Density Functional Studies of a Heisenberg Spin Coupled Chromium−Semiquinone Complex and Its Chromium−Catechol Analog

The electronic structure of [Cr(tren)(3,6-DTBSQ)]2+, where tren is tris(2-aminoethyl)amine and 3,6-DTBSQ is 3,6-di-tert-butylorthosemiquinone, has been studied by self-consistent-field non-local gradient-corrected density functional theory. The results are consistent with a Heisenberg exchange formulation where a Cr(S = 3/2) ion is antiferromagnetically coupled to the semiquinone(S = 1/2) giving rise to a S = 1 ground state. Population analyses were carried out which show net α and β spin densities at the chromium ion and semiquinone, respectively. Some orbital interactions have been identified that allow partial delocalization from the semiquinone toward the chromium ion giving rise to an antiparallel alignment of their electron spins. The isotropic exchange constant J of the Heisenberg Hamiltonian ℋex = J S 1·S 2 has been determined from the self-consistent-field energies at the U-BLYP/6-311** and U-B3LYP/6-311** levels and is consistent with previously reported magnetic susceptibility data. The triplet state wave function shows some spin contamination from the higher-lying quintet state. Accordingly, approximate spin and energy projections were performed to account for the quintet admixture. Some magneto-structural correlations between the Cr−OSQ and OSQ−CSQ bond lengths and the magnitude of J have also been investigated.

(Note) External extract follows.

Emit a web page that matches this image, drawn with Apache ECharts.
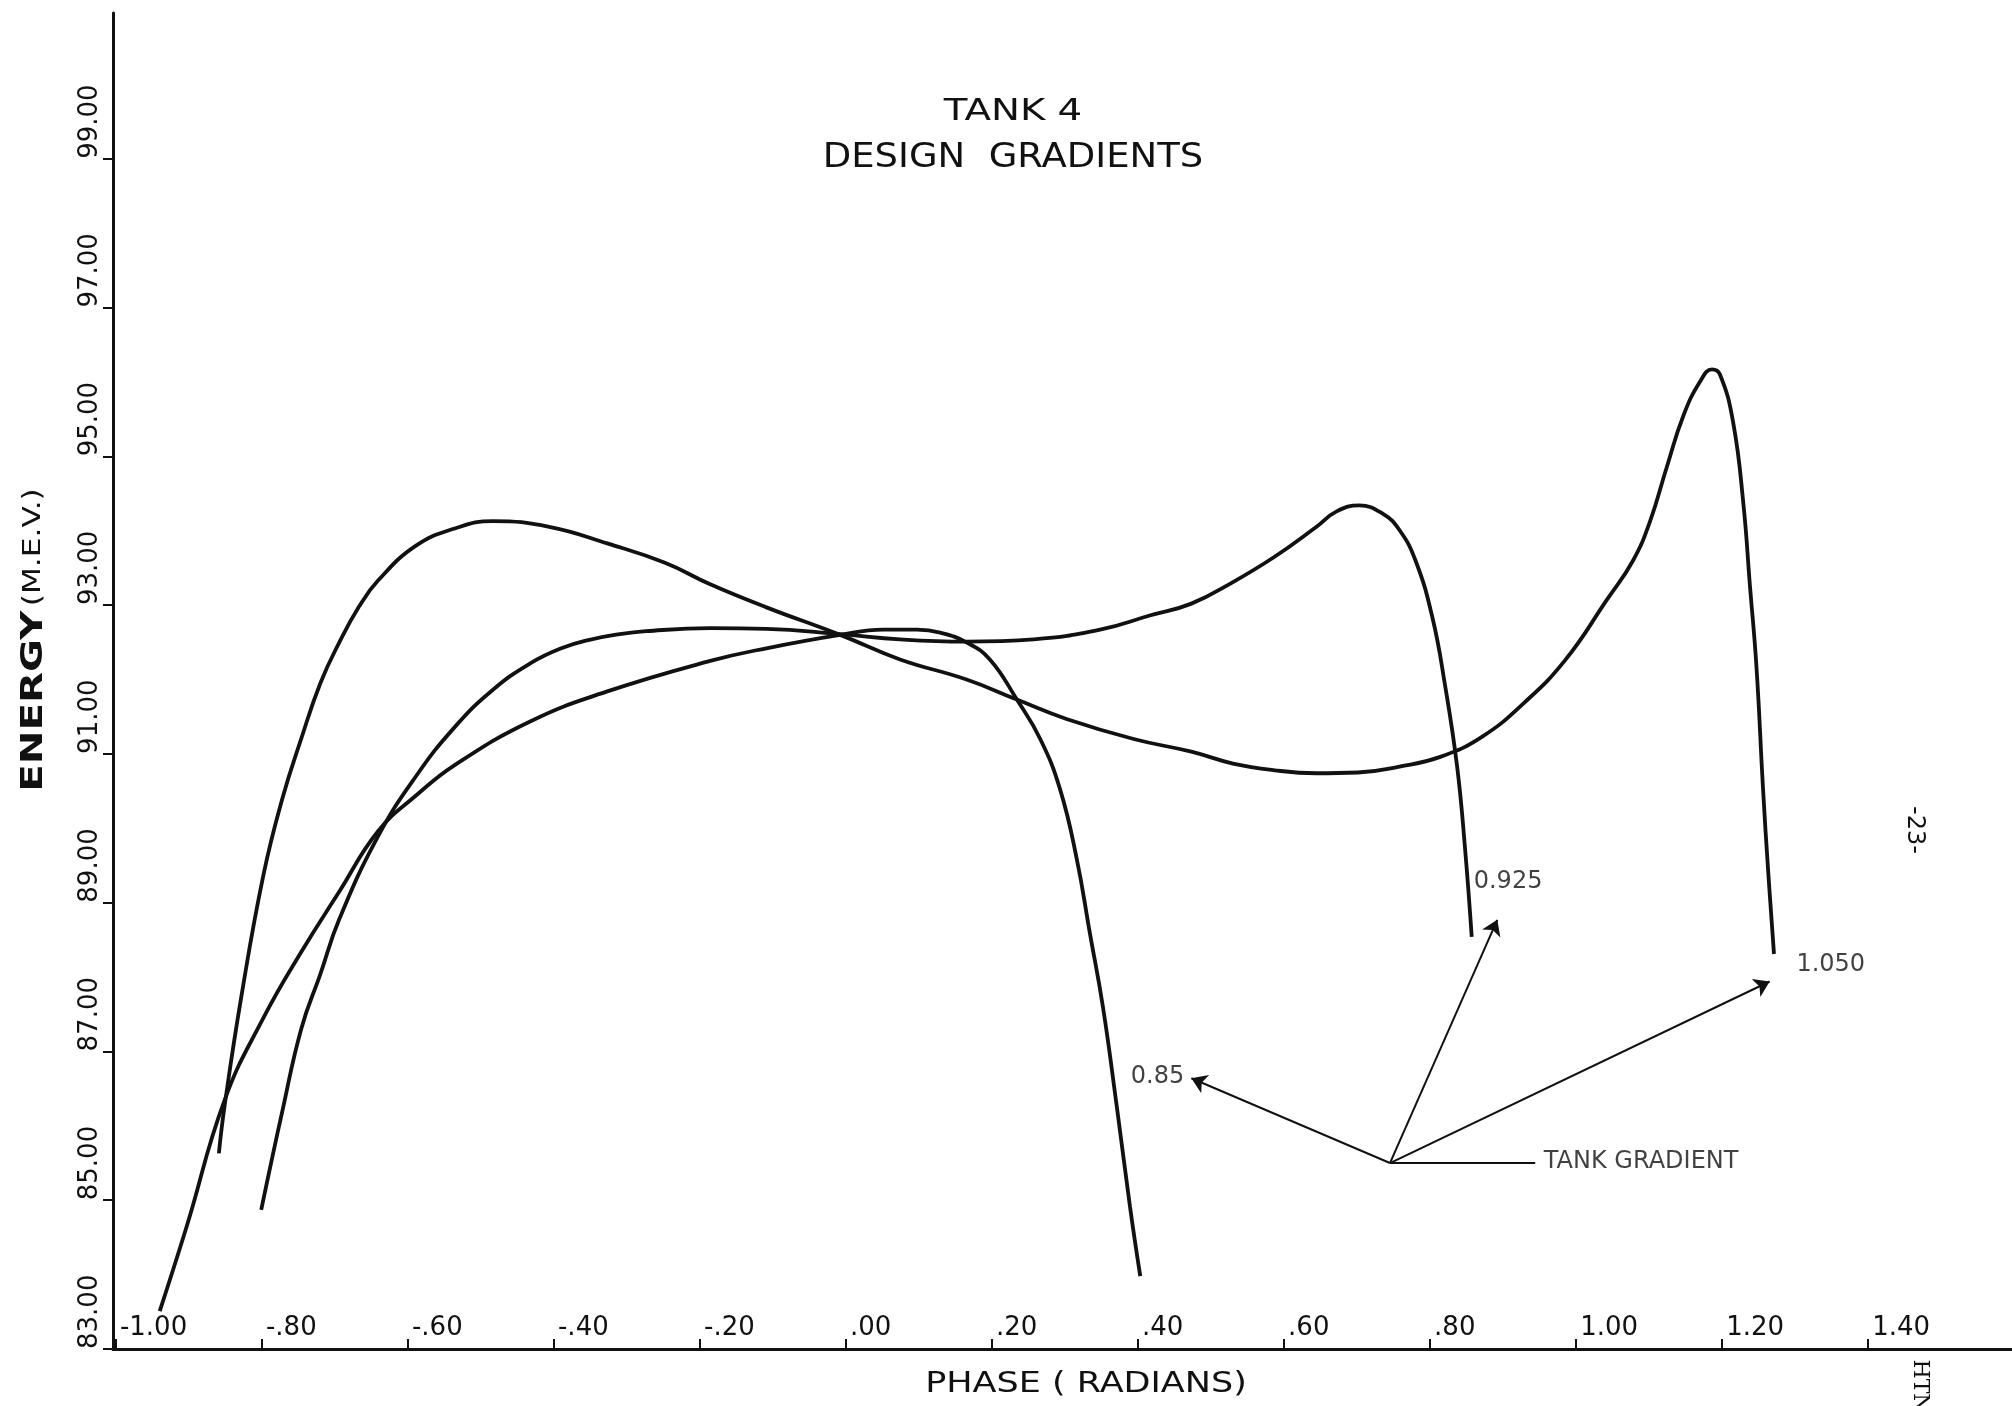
<!DOCTYPE html>
<html>
<head>
<meta charset="utf-8">
<script src="https://cdn.jsdelivr.net/npm/echarts@6/dist/echarts.min.js"></script>
<style>
html,body{margin:0;padding:0;background:#ffffff;}
#chart{width:2012px;height:1406px;}
</style>
</head>
<body>
<div id="chart"></div>
<script>
// ---- tick values and labels ----
const xTickValues = [-1.0, -0.8, -0.6, -0.4, -0.2, 0.0, 0.2, 0.4, 0.6, 0.8, 1.0, 1.2, 1.4];
const xTickLabels = ['-1.00', '-.80', '-.60', '-.40', '-.20', '.00', '.20', '.40', '.60', '.80', '1.00', '1.20', '1.40'];
const yTickValues = [83, 85, 87, 89, 91, 93, 95, 97, 99];
const yTickLabels = ['83.00', '85.00', '87.00', '89.00', '91.00', '93.00', '95.00', '97.00', '99.00'];

// ---- curves: [phase (rad), energy (MeV)] ----
const gradient085 = [
  [-0.940, 83.51], [-0.903, 84.65], [-0.851, 86.35], [-0.798, 87.45], [-0.746, 88.34],
  [-0.694, 89.15], [-0.641, 89.96], [-0.589, 90.44], [-0.536, 90.85], [-0.432, 91.44], [-0.327, 91.84],
  [-0.186, 92.25], [-0.109, 92.42], [-0.008, 92.60], [0.051, 92.67], [0.097, 92.67],
  [0.129, 92.63], [0.165, 92.50], [0.197, 92.27], [0.234, 91.73], [0.266, 91.20],
  [0.293, 90.53], [0.316, 89.59], [0.334, 88.59], [0.352, 87.59], [0.371, 86.25],
  [0.389, 84.91], [0.403, 83.98]
];
const gradient0925 = [
  [-0.801, 84.87], [-0.772, 86.20], [-0.746, 87.31], [-0.720, 88.04], [-0.694, 88.78],
  [-0.641, 89.89], [-0.589, 90.70], [-0.536, 91.36], [-0.484, 91.86], [-0.432, 92.22],
  [-0.390, 92.42], [-0.353, 92.53], [-0.310, 92.61], [-0.274, 92.65], [-0.186, 92.69], [-0.109, 92.68], [-0.008, 92.61],
  [0.074, 92.54], [0.165, 92.51], [0.257, 92.54], [0.348, 92.67], [0.416, 92.86],
  [0.473, 93.02], [0.530, 93.31], [0.587, 93.65], [0.644, 94.05], [0.672, 94.26],
  [0.703, 94.34], [0.735, 94.23], [0.758, 94.01], [0.780, 93.60], [0.803, 92.84],
  [0.820, 91.95], [0.837, 90.83], [0.848, 89.71], [0.857, 88.54]
];
const gradient1050 = [
  [-0.859, 85.63], [-0.851, 86.28], [-0.828, 87.75], [-0.798, 89.37], [-0.772, 90.40],
  [-0.746, 91.21], [-0.720, 91.95], [-0.694, 92.50], [-0.667, 92.98], [-0.641, 93.33], [-0.589, 93.80],
  [-0.536, 94.03], [-0.484, 94.13], [-0.405, 94.05], [-0.327, 93.83], [-0.248, 93.57],
  [-0.186, 93.28], [-0.109, 92.97], [-0.008, 92.60], [0.074, 92.27], [0.165, 92.00],
  [0.234, 91.73], [0.302, 91.47], [0.394, 91.20], [0.473, 91.03], [0.530, 90.87],
  [0.587, 90.78], [0.644, 90.74], [0.701, 90.75], [0.758, 90.83], [0.814, 90.96],
  [0.871, 91.23], [0.928, 91.68], [0.985, 92.26], [1.042, 93.07], [1.078, 93.60],
  [1.101, 94.12], [1.124, 94.85], [1.147, 95.55], [1.170, 96.01], [1.186, 96.17],
  [1.197, 96.10], [1.215, 95.46], [1.229, 94.37], [1.238, 93.27], [1.247, 92.17],
  [1.256, 90.53], [1.263, 89.43], [1.271, 88.31]
];

// ---- annotation anchors (data coordinates) ----
const tankGradientOrigin = [0.745, 85.50];
const arrowTip085 = [0.473, 86.64];
const arrowTip0925 = [0.892, 88.77];
const arrowTip1050 = [1.265, 87.94];
const tankGradientLineEnd = [0.944, 85.50];
const annotationNames = ['0.85', '0.925', '1.050', 'TANK GRADIENT'];
const annotationAnchors = [[0.466, 86.66], [0.857, 89.28], [1.299, 88.16], [0.953, 85.52]];
const annotationSides = ['left', 'right', 'right', 'right'];

const FONT = 'DejaVu Sans';
const INK = '#111111';

function lookup(values, labels, v) {
  for (let i = 0; i < values.length; i++) {
    if (Math.abs(values[i] - v) < 1e-6) return labels[i];
  }
  return '';
}

function curve(name, data) {
  return {
    name: name,
    type: 'line',
    data: data,
    smooth: 0.45,
    showSymbol: false,
    symbol: 'none',
    lineStyle: { color: INK, width: 3.8 },
    z: 3
  };
}

const chart = echarts.init(document.getElementById('chart'), null, { renderer: 'canvas' });

const option = {
  backgroundColor: '#ffffff',
  animation: false,
  grid: { left: 113, right: 0, top: 13, bottom: 57, containLabel: false },
  xAxis: {
    type: 'value',
    min: -1.004,
    max: 1.597,
    axisLine: { show: true, onZero: false, lineStyle: { color: INK, width: 3 } },
    axisTick: { show: true, inside: true, length: 10, customValues: xTickValues, lineStyle: { color: INK, width: 2 } },
    axisLabel: {
      show: true,
      inside: true,
      margin: 8,
      customValues: xTickValues,
      align: 'left',
      padding: [0, 0, 0, 4],
      fontFamily: FONT,
      fontSize: 26,
      color: INK,
      formatter: v => lookup(xTickValues, xTickLabels, v)
    },
    splitLine: { show: false }
  },
  yAxis: {
    type: 'value',
    min: 83,
    max: 100.96,
    axisLine: { show: true, onZero: false, lineStyle: { color: INK, width: 3 } },
    axisTick: { show: true, inside: false, length: 10, customValues: yTickValues, lineStyle: { color: INK, width: 2 } },
    axisLabel: {
      show: true,
      rotate: 90,
      margin: 10,
      customValues: yTickValues,
      align: 'left',
      verticalAlign: 'bottom',
      fontFamily: FONT,
      fontSize: 26,
      color: INK,
      formatter: v => lookup(yTickValues, yTickLabels, v)
    },
    splitLine: { show: false }
  },
  series: [
    curve('0.85', gradient085),
    curve('0.925', gradient0925),
    curve('1.050', gradient1050),
    {
      name: 'annotations',
      type: 'scatter',
      symbolSize: 0,
      data: annotationAnchors.map((p, i) => ({
        value: p,
        label: {
          show: true,
          position: annotationSides[i],
          distance: 2,
          formatter: annotationNames[i],
          fontFamily: FONT,
          fontSize: 24,
          color: INK
        }
      })),
      markLine: {
        silent: true,
        symbol: ['none', 'arrow'],
        symbolSize: 15,
        label: { show: false },
        lineStyle: { color: INK, width: 2, type: 'solid' },
        data: [
          [{ coord: tankGradientOrigin }, { coord: arrowTip085 }],
          [{ coord: tankGradientOrigin }, { coord: arrowTip0925 }],
          [{ coord: tankGradientOrigin }, { coord: arrowTip1050 }],
          [{ coord: tankGradientOrigin }, { coord: tankGradientLineEnd, symbol: 'none' }]
        ]
      },
      z: 4
    }
  ],
  graphic: [
    { type: 'text', x: 1013, y: 112, scaleX: 1.25,
      style: { text: 'TANK 4', fontFamily: FONT, fontSize: 31, fill: INK, align: 'center', verticalAlign: 'middle' } },
    { type: 'text', x: 1013, y: 158, scaleX: 1.12,
      style: { text: 'DESIGN  GRADIENTS', fontFamily: FONT, fontSize: 33, fill: INK, align: 'center', verticalAlign: 'middle' } },
    { type: 'text', x: 1086, y: 1385, scaleX: 1.25,
      style: { text: 'PHASE ( RADIANS)', fontFamily: FONT, fontSize: 28, fill: INK, align: 'center', verticalAlign: 'middle' } },
    { type: 'text', x: 34, y: 640, rotation: Math.PI / 2, scaleX: 1.3,
      style: {
        text: '{a|ENERGY} {b|(M.E.V.)}',
        fill: INK, align: 'center', verticalAlign: 'middle',
        rich: {
          a: { fontFamily: FONT, fontSize: 31, fontWeight: 'bold', fill: INK },
          b: { fontFamily: FONT, fontSize: 24, fill: INK }
        }
      } },
    { type: 'text', x: 1914, y: 830, rotation: -Math.PI / 2,
      style: { text: '-23-', fontFamily: FONT, fontSize: 24, fill: INK, align: 'center', verticalAlign: 'middle' } },
    { type: 'text', x: 1920, y: 1386, rotation: -Math.PI / 2,
      style: { text: 'HTN', fontFamily: 'DejaVu Serif', fontSize: 22, fill: INK, align: 'center', verticalAlign: 'middle' } }
  ]
};

chart.setOption(option);
</script>
</body>
</html>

It was found that J decays in a nearly exponential fashion with increasing bond distances. The electronic structure of the free semiquinone ligand has also been studied and correlated to its bonding with chromium. Finally, a single-crystal X-ray structure of the related complex [Cr(tren)(3,6-DTBCat)]+ was obtained and used to carry out similar self-consistent-field calculations. Analysis of the quartet ground state wave function of the catecholate complex produced spin densities consistent with a Cr(S = 3/2)−catechol(S = 0) formulation.